9 A random sample of 50 observations of the continuous random variable \(X\) was taken and the values are summarised in the following table.
| Interval | \(0 \leqslant x < 0.8\) | \(0.8 \leqslant x < 1.6\) | \(1.6 \leqslant x < 2.4\) | \(2.4 \leqslant x < 3.2\) | \(3.2 \leqslant x < 4\) |
| Observed frequency | 18 | 16 | 8 | 6 | 2 |
It is required to test the goodness of fit of the distribution with probability density function \(f\) given by
$$f ( x ) = \begin{cases} \frac { 3 } { 16 } ( 4 - x ) ^ { \frac { 1 } { 2 } } & 0 \leqslant x < 4
0 & \text { otherwise. } \end{cases}$$
The relevant expected frequencies, correct to 2 decimal places, are given in the following table.
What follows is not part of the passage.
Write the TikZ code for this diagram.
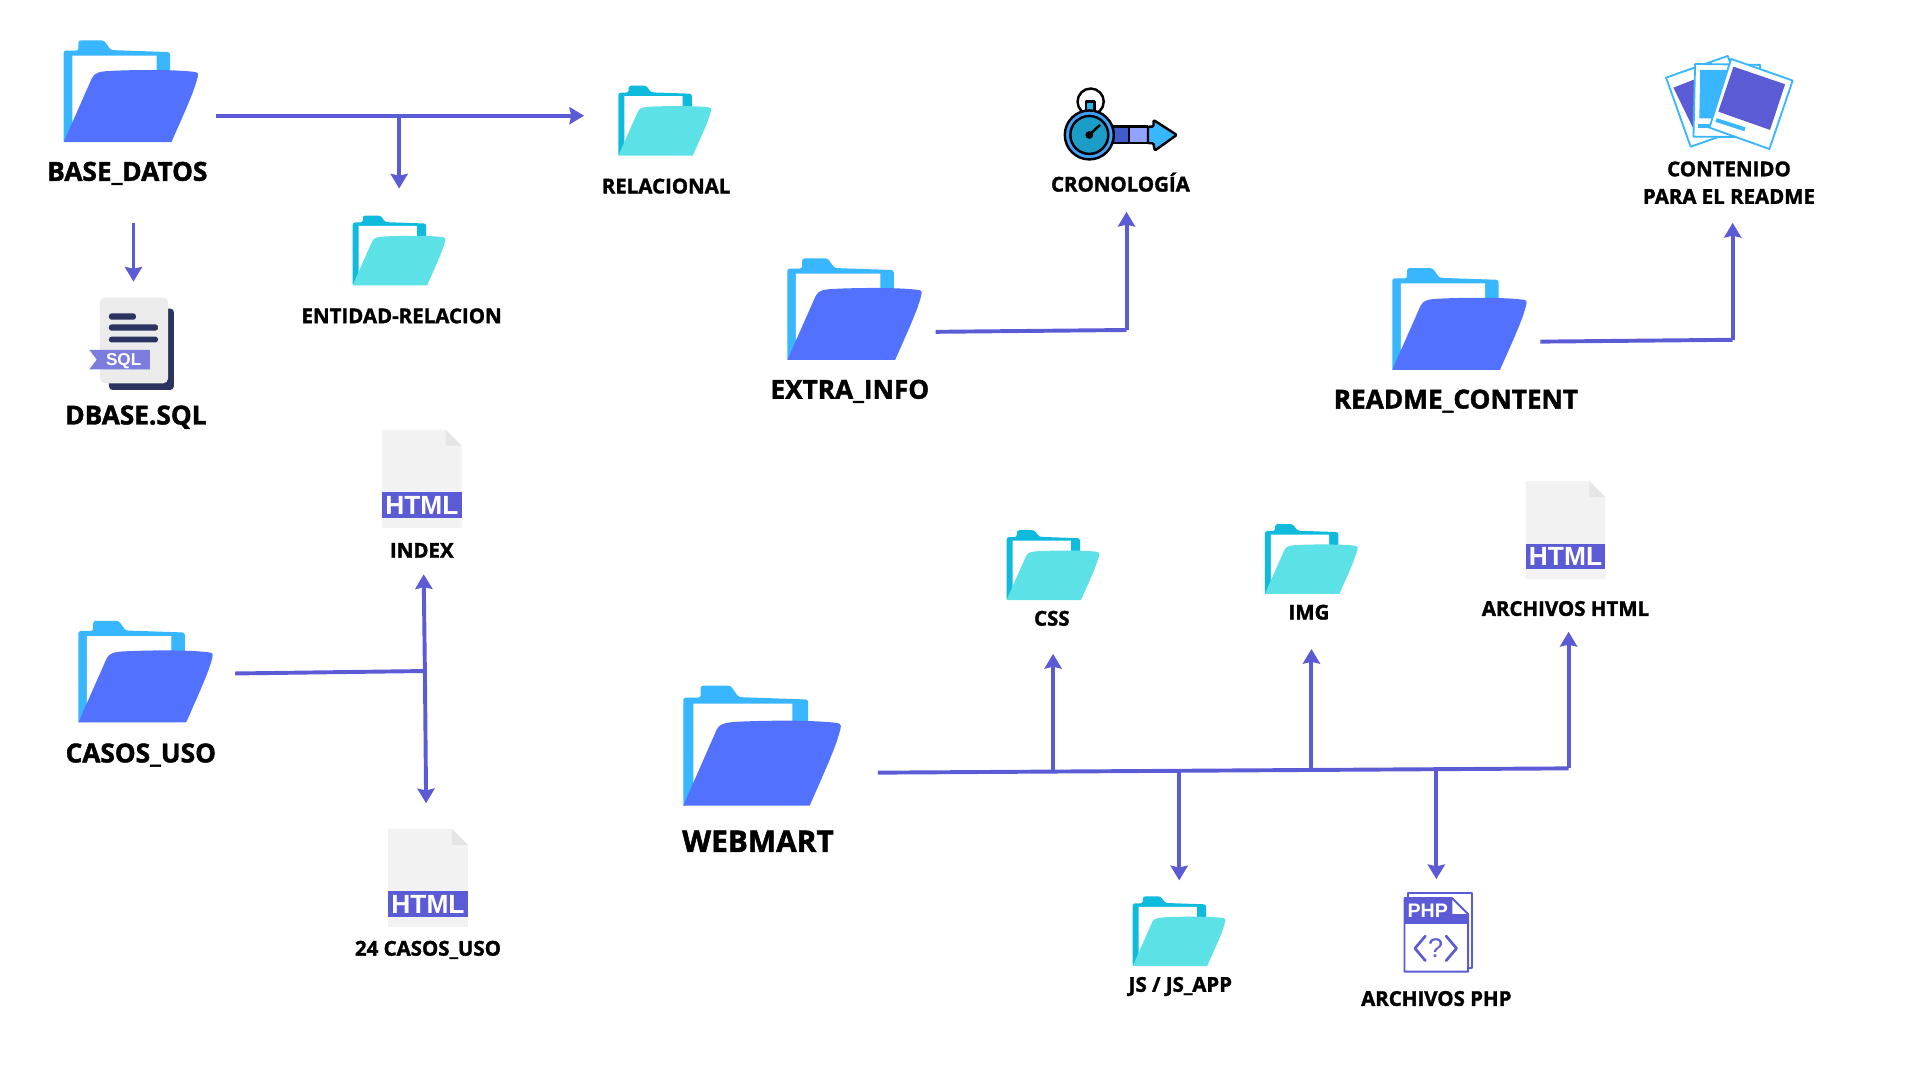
\documentclass[tikz,border=0pt]{standalone}
\usepackage{fontspec}
\usepackage{xcolor}
\setmainfont{Open Sans}[BoldFeatures={FakeBold=1.6}]
\newfontfamily\iconfont{Liberation Sans}
\usetikzlibrary{arrows.meta, positioning}

\definecolor{linecol}{HTML}{5B5BD6}
\definecolor{backblue}{HTML}{38B6FF}
\definecolor{frontblue}{HTML}{5271FF}
\definecolor{backteal}{HTML}{0FBBDD}
\definecolor{frontteal}{HTML}{5CE1E6}
\definecolor{sqldark}{HTML}{2B3360}

\newcommand{\folderart}[5]{
  \begin{scope}[shift={(#1.north west)}, x=#4pt, y=-#5pt]
    \fill [#2, rounded corners=2pt] (0,101) -- (0,10) -- (11,10) -- (11,0) -- (30,0) -- (35,9.5) -- (79,11.5) -- (79,40) -- cycle;
    \fill [white] (6.4,15) -- (69,15) -- (69,50) -- (6.4,95) -- cycle;
    \fill [#3] (0,100) -- (21,37) .. controls (23,31) and (28,30.5) .. (35,30) .. controls (60,28.5) and (85,29) .. (97,31) .. controls (100,31.5) and (100,33) .. (99.5,36) .. controls (97,50) and (90,70) .. (80,100) -- cycle;
  \end{scope}
}
\newcommand{\bigart}[1]{\folderart{#1}{backblue}{frontblue}{1.10}{0.83}}
\newcommand{\smallart}[1]{\folderart{#1}{backteal}{frontteal}{0.76}{0.57}}
\newcommand{\htmlart}[1]{
  \begin{scope}[shift={(#1.north west)}]
    \fill [black!5] (0,0) -- (52,0) -- (65,13) -- (65,80) -- (0,80) -- cycle;
    \fill [black!10] (52,0) -- (65,13) -- (52,13) -- cycle;
  \end{scope}
}
\newcommand{\sqlart}[1]{
  \begin{scope}[shift={(#1.north west)}]
    \fill [sqldark, rounded corners=3pt] (16,9) rectangle (69,75.5);
    \fill [black!8, rounded corners=4pt] (8.6,0) rectangle (64.3,70);
    \fill [sqldark, rounded corners=2pt] (16,13) rectangle (38,18);
    \fill [sqldark, rounded corners=2pt] (16,22) rectangle (56,27);
    \fill [sqldark, rounded corners=2pt] (16,32) rectangle (56,36.6);
    \fill [linecol!80!white] (0,42.8) -- (49.3,42.8) -- (49.3,58.6) -- (0,58.6) -- (6,50.7) -- cycle;
  \end{scope}
}
\newcommand{\cronoart}[1]{
  \begin{scope}[shift={(#1.north west)}, line width=2pt, line join=round]
    \draw (22.7,10) circle (10.7);
    \draw [fill=backblue!60!backteal] (19,10) rectangle (26,18);
    \fill [frontblue!80!black] (38,30.4) rectangle (54,44);
    \fill [frontblue!65!white] (54,30.4) rectangle (69.5,44);
    \draw [fill=backblue, rounded corners=1pt] (69.5,30.4) -- (74,30.4) -- (74,25) -- (93,37.2) -- (75,50) -- (74,44) -- (69.5,44) -- cycle;
    \draw (38,30.4) -- (69.5,30.4) (38,44) -- (69.5,44) (54,30.4) -- (54,44) (69.5,30.4) -- (69.5,44);
    \draw [fill=frontblue!30!backblue] (21.6,37.2) circle (20);
    \draw [fill=backblue!40!backteal!85!black] (21.6,37.2) circle (15.5);
    \draw (21.6,37.2) -- (30.3,29);
    \fill (21.6,37.2) circle (3.2);
  \end{scope}
}
\newcommand{\photoart}[1]{
  \begin{scope}[shift={(#1.north west)}, draw=backblue, line width=1.5pt, line join=round]
    \draw [fill=white] (2.6,19.4) -- (53,1.7) -- (73.1,58.1) -- (22.7,75.8) -- cycle;
    \fill [linecol] (8.6,27.6) -- (28,20) -- (28,62) -- (24.4,60) -- cycle;
    \draw [fill=white] (26.3,8.2) -- (79.4,9) -- (79.4,68) -- (25,67.6) -- cycle;
    \fill [backblue] (30.4,13.1) -- (56,13.1) -- (42.6,52.6) -- (29.8,52.6) -- cycle;
    \fill [backblue] (29,57.5) rectangle (38.5,60.8);
    \draw [fill=white] (55.7,4.1) -- (106,21.8) -- (87,77.7) -- (38,60.2) -- cycle;
    \fill [linecol] (57.6,10.4) -- (99.8,24.8) -- (87.5,62.1) -- (45.3,47.2) -- cycle;
    \draw [backblue, line width=3.2pt] (43.4,54) -- (67.1,61.6);
  \end{scope}
}
\newcommand{\phpart}[1]{
  \begin{scope}[shift={(#1.north west)}, draw=linecol, line width=1.6pt, line join=round]
    \draw [fill=white] (4,1) rectangle (56,62);
    \draw [fill=white] (1,5) -- (40,5) -- (53,18) -- (53,65) -- (1,65) -- cycle;
    \fill [linecol] (1,5) -- (40,5) -- (40,18) -- (53,18) -- (53,26) -- (1,26) -- cycle;
    \draw [line cap=round, line width=2.2pt] (18,36) -- (9.5,46) -- (18,56);
    \draw [line cap=round, line width=2.2pt] (35,36) -- (43.5,46) -- (35,56);
  \end{scope}
}

\tikzstyle{arrow} = [line width=3.2pt, draw=linecol, ->, >={Stealth[length=12pt,width=14pt,inset=1.5pt]}]
\tikzstyle{stem} = [line width=3.2pt, draw=linecol]
\tikzstyle{icon} = [rectangle, inner sep=0pt, outer sep=0pt]
\tikzstyle{bigfolder} = [icon, minimum width=110pt, minimum height=83pt]
\tikzstyle{smallfolder} = [icon, minimum width=76pt, minimum height=57pt]
\tikzstyle{htmlfile} = [icon, minimum width=65pt, minimum height=80pt]
\tikzstyle{htmlband} = [icon, minimum width=65pt, minimum height=21pt, fill=linecol, text=white, font=\iconfont\fontsize{21.5}{21.5}\selectfont\bfseries]
\tikzstyle{bigtext} = [inner sep=0pt, text height=15.3pt, text depth=0pt, font=\fontsize{21.4}{21.4}\selectfont\bfseries]
\tikzstyle{smalltext} = [inner sep=0pt, text height=11.9pt, text depth=0pt, font=\fontsize{16.7}{16.7}\selectfont\bfseries]

\begin{document}
\begin{tikzpicture}[x=1pt, y=-1pt]
\useasboundingbox (0,0) rectangle (1568,882);

\node (fbase) [bigfolder] at (107,74.5) {};
\node (frelacional) [smallfolder] at (543,98.5) {};
\node (fentidad) [smallfolder] at (326,204.5) {};
\node (fsql) [icon, minimum width=69pt, minimum height=75.5pt] at (107.5,280.75) {};
\node (fextra) [bigfolder] at (698,252.5) {};
\node (fcrono) [icon, minimum width=94pt, minimum height=60pt] at (915,103) {};
\node (freadme) [bigfolder] at (1192,260.5) {};
\node (fphotos) [icon, minimum width=108pt, minimum height=80pt] at (1412,84) {};
\node (fcasos) [bigfolder] at (119,548.5) {};
\node (findex) [htmlfile] at (344.5,391) {};
\node (fcasosuso) [htmlfile] at (349.5,717) {};
\node (fwebmart) [icon, minimum width=129pt, minimum height=98pt] at (622.5,609) {};
\node (fcss) [smallfolder] at (860,461.5) {};
\node (fimg) [smallfolder] at (1071,456.5) {};
\node (fhtml) [htmlfile] at (1278.5,433) {};
\node (fjs) [smallfolder] at (963,760.5) {};
\node (fphp) [icon, minimum width=57pt, minimum height=66pt] at (1174.5,761.5) {};

\bigart{fbase}
\bigart{fextra}
\bigart{freadme}
\bigart{fcasos}
\folderart{fwebmart}{backblue}{frontblue}{1.29}{0.98}
\smallart{frelacional}
\smallart{fentidad}
\smallart{fcss}
\smallart{fimg}
\smallart{fjs}
\htmlart{findex}
\htmlart{fcasosuso}
\htmlart{fhtml}
\sqlart{fsql}
\cronoart{fcrono}
\photoart{fphotos}
\phpart{fphp}

\node (bindex) [htmlband] at ([yshift=-21.5pt]findex.center) {HTML};
\node (bcasosuso) [htmlband] at ([yshift=-21.5pt]fcasosuso.center) {HTML};
\node (bhtml) [htmlband] at ([yshift=-21.5pt]fhtml.center) {HTML};
\node (bsql) [inner sep=0pt, text=white, font=\iconfont\fontsize{14}{14}\selectfont\bfseries] at (101,295) {SQL};
\node (bphp) [inner sep=0pt, text=white, font=\iconfont\fontsize{16}{16}\selectfont\bfseries] at (1166,743.5) {PHP};
\node (qphp) [inner sep=0pt, text=linecol, font=\iconfont\fontsize{22}{22}\selectfont] at (1172.5,774.5) {?};

\node (tbase) [bigtext, below of=fbase, node distance=65.5pt, xshift=-3pt] {BASE\_DATOS};
\node (trelacional) [smalltext, below of=frelacional, node distance=53.5pt, xshift=1pt] {RELACIONAL};
\node (tentidad) [smalltext, below of=fentidad, node distance=53.5pt, xshift=2pt] {ENTIDAD-RELACION};
\node (tsql) [bigtext, below of=fsql, node distance=58.25pt, xshift=3.5pt] {DBASE.SQL};
\node (textra) [bigtext, below of=fextra, node distance=65.5pt, xshift=-4pt] {EXTRA\_INFO};
\node (tcrono) [smalltext, below of=fcrono, node distance=47.5pt] {CRONOLOGÍA};
\node (treadme) [bigtext, below of=freadme, node distance=65.5pt, xshift=-3pt] {README\_CONTENT};
\node (tphotos) [smalltext, below of=fphotos, node distance=54pt] {CONTENIDO};
\node (tphotosb) [smalltext, below of=tphotos, node distance=22.5pt] {PARA EL README};
\node (tcasos) [bigtext, below of=fcasos, node distance=66.5pt, xshift=-4pt] {CASOS\_USO};
\node (tindex) [smalltext, below of=findex, node distance=58.5pt] {INDEX};
\node (tcasosuso) [smalltext, below of=fcasosuso, node distance=57.5pt] {24 CASOS\_USO};
\node (twebmart) [bigtext, below of=fwebmart, node distance=78pt, xshift=-3.5pt, text height=17.5pt, font=\fontsize{24.4}{24.4}\selectfont\bfseries] {WEBMART};
\node (tcss) [smalltext, below of=fcss, node distance=43.5pt, xshift=-1pt] {CSS};
\node (timg) [smalltext, below of=fimg, node distance=43.5pt, xshift=-2pt] {IMG};
\node (thtml) [smalltext, below of=fhtml, node distance=64pt] {ARCHIVOS HTML};
\node (tjs) [smalltext, below of=fjs, node distance=43.5pt, xshift=1pt] {JS / JS\_APP};
\node (tphp) [smalltext, below of=fphp, node distance=54pt, xshift=-1.5pt] {ARCHIVOS PHP};

\coordinate (jbase) at (326,94.5);
\coordinate (jextra) at (920,269.5);
\coordinate (jreadme) at (1415,277.5);
\coordinate (jcasos) at (347,548);
\coordinate (jcss) at (860,630.2);
\coordinate (jjs) at (963,629.8);
\coordinate (jimg) at (1071,629);
\coordinate (jphp) at (1173,628.5);
\coordinate (jhtml) at (1281,627.5);

\draw [arrow] ([xshift=14pt,yshift=-20pt]fbase.east) -- ([xshift=-28pt,yshift=4pt]frelacional.west);
\draw [arrow] (jbase) -- ([yshift=22pt]fentidad.north);
\draw [arrow] ([xshift=2pt,yshift=-66pt]fbase.south) -- ([xshift=1.5pt,yshift=13pt]fsql.north);
\draw [stem] ([xshift=11pt,yshift=-18.5pt]fextra.east) -- (jextra);
\draw [arrow] (jextra) -- ([xshift=5pt,yshift=-40pt]fcrono.south);
\draw [stem] ([xshift=11pt,yshift=-18.5pt]freadme.east) -- (jreadme);
\draw [arrow] (jreadme) -- ([xshift=3pt,yshift=-58pt]fphotos.south);
\draw [stem] ([xshift=18pt,yshift=-1.5pt]fcasos.east) -- (jcasos);
\draw [arrow] (jcasos) -- ([xshift=1.5pt,yshift=-38pt]findex.south);
\draw [arrow] (jcasos) -- ([xshift=-1.5pt,yshift=21pt]fcasosuso.north);
\draw [stem] ([xshift=30pt,yshift=-22pt]fwebmart.east) -- (jhtml);
\draw [arrow] (jhtml) -- ([xshift=2.5pt,yshift=-43pt]fhtml.south);
\draw [arrow] (jcss) -- ([yshift=-44pt]fcss.south);
\draw [arrow] (jimg) -- ([yshift=-45pt]fimg.south);
\draw [arrow] (jjs) -- ([yshift=13pt]fjs.north);
\draw [arrow] (jphp) -- ([xshift=-1.5pt,yshift=10.5pt]fphp.north);

\end{tikzpicture}
\end{document}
| Interval | \(0 \leqslant x < 0.8\) | \(0.8 \leqslant x < 1.6\) | \(1.6 \leqslant x < 2.4\) | \(2.4 \leqslant x < 3.2\) | \(3.2 \leqslant x < 4\) |
| Expected frequency | 14.22 | 12.54 | 10.59 | 8.18 | 4.47 |
- Show how the expected frequency for \(1.6 \leqslant x < 2.4\) is obtained.
- Carry out a goodness of fit test at the \(5 \%\) significance level.